**Work to do**
Nothing but the lines from the top of the data to the line holding "from bokeh.core.properties import value" should be printed, word for word and both ends included; leave the pictures out.
=-=-=-=-=
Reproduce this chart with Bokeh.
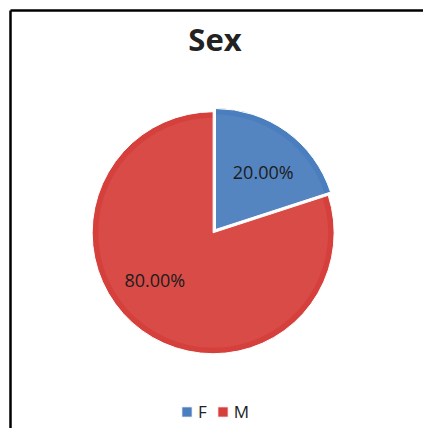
import numpy as np
from bokeh.plotting import figure
from bokeh.models import Range1d, ColumnDataSource, Legend, LegendItem
from bokeh.embed import file_html
from bokeh.resources import INLINE
from bokeh.core.properties import value

# ---- data ----
title_text = "Sex"
categories = ["F", "M"]
shares = [20.0, 80.0]
label_texts = ["20.00%", "80.00%"]
colors = ["#4A7EBE", "#D6403C"]

# ---- layout / style constants ----
W, H = 423, 428
CX, CY = 215, H - 229          # pie centre (data units == pixels)
R = 121                         # pie radius
EXPLODE = [0, 4]                # px offset of each slice along its bisector
LABEL_R = 0.62                  # label distance as fraction of R
LABEL_NUDGE_DEG = [-3.5, -15]   # best-fit style angular nudges

p = figure(width=W, height=H, x_range=Range1d(0, W), y_range=Range1d(0, H),
           output_backend="svg", toolbar_location=None, min_border=0,
           x_axis_location=None, y_axis_location=None)
p.grid.visible = False
p.outline_line_color = None
p.background_fill_color = "white"
p.border_fill_color = "white"

# chart border (top and left edges visible in the crop)
p.segment(x0=[10, 10], y0=[H - 10, H - 10], x1=[W, 10], y1=[H - 10, 0],
          line_color="black", line_width=2.5)

total = float(sum(shares))
cum = np.concatenate([[0.0], np.cumsum(shares)])
starts = [np.pi / 2 - 2 * np.pi * cum[i + 1] / total for i in range(len(shares))]
ends = [np.pi / 2 - 2 * np.pi * cum[i] / total for i in range(len(shares))]
mids = [(s + e) / 2 for s, e in zip(starts, ends)]
xs = [CX + EXPLODE[i] * np.cos(mids[i]) for i in range(len(shares))]
ys = [CY + EXPLODE[i] * np.sin(mids[i]) for i in range(len(shares))]

src = ColumnDataSource(dict(x=xs, y=ys, start=starts, end=ends,
                            color=colors, category=categories))
wedges = p.wedge(x="x", y="y", radius=R, radius_units="screen",
                 start_angle="start", end_angle="end",
                 fill_color="color", line_color="white", line_width=1,
                 source=src)

# subtle shading for a 2007-style look
p.wedge(x="x", y="y", radius=R - 6, radius_units="screen",
        start_angle="start", end_angle="end",
        fill_color="white", fill_alpha=0.06, line_color=None, source=src)

# percentage labels
la = [mids[i] + np.radians(LABEL_NUDGE_DEG[i]) for i in range(len(shares))]
lx = [xs[i] + LABEL_R * R * np.cos(la[i]) for i in range(len(shares))]
ly = [ys[i] + LABEL_R * R * np.sin(la[i]) for i in range(len(shares))]
p.text(x=lx, y=ly, text=label_texts, text_align="center", text_baseline="middle",
       text_font=value("Open Sans"), text_font_size="18px", text_color="#1c1c1c")

# title
p.text(x=[W / 2 + 3], y=[H - 38], text=[title_text], text_align="center",
       text_baseline="middle", text_font=value("Open Sans"), text_font_style="bold",
       text_font_size="31px", text_color="#222222")

legend = Legend(items=[LegendItem(label=categories[i], renderers=[wedges], index=i)
                       for i in range(len(categories))],
                orientation="horizontal", location=(180, 5),
                glyph_width=13, glyph_height=13, label_standoff=5, spacing=9,
                label_width=8, padding=0, margin=0, border_line_color=None,
                background_fill_alpha=0, label_height=16,
                label_text_font="Open Sans", label_text_font_size="17px",
                label_text_color="#222222")
p.add_layout(legend)

open("out.html", "w").write(file_html(p, INLINE))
=-=-=-=-=
**The solution**
Reproduce this chart with Bokeh.
import numpy as np
from bokeh.plotting import figure
from bokeh.models import Range1d, ColumnDataSource, Legend, LegendItem
from bokeh.embed import file_html
from bokeh.resources import INLINE
from bokeh.core.properties import value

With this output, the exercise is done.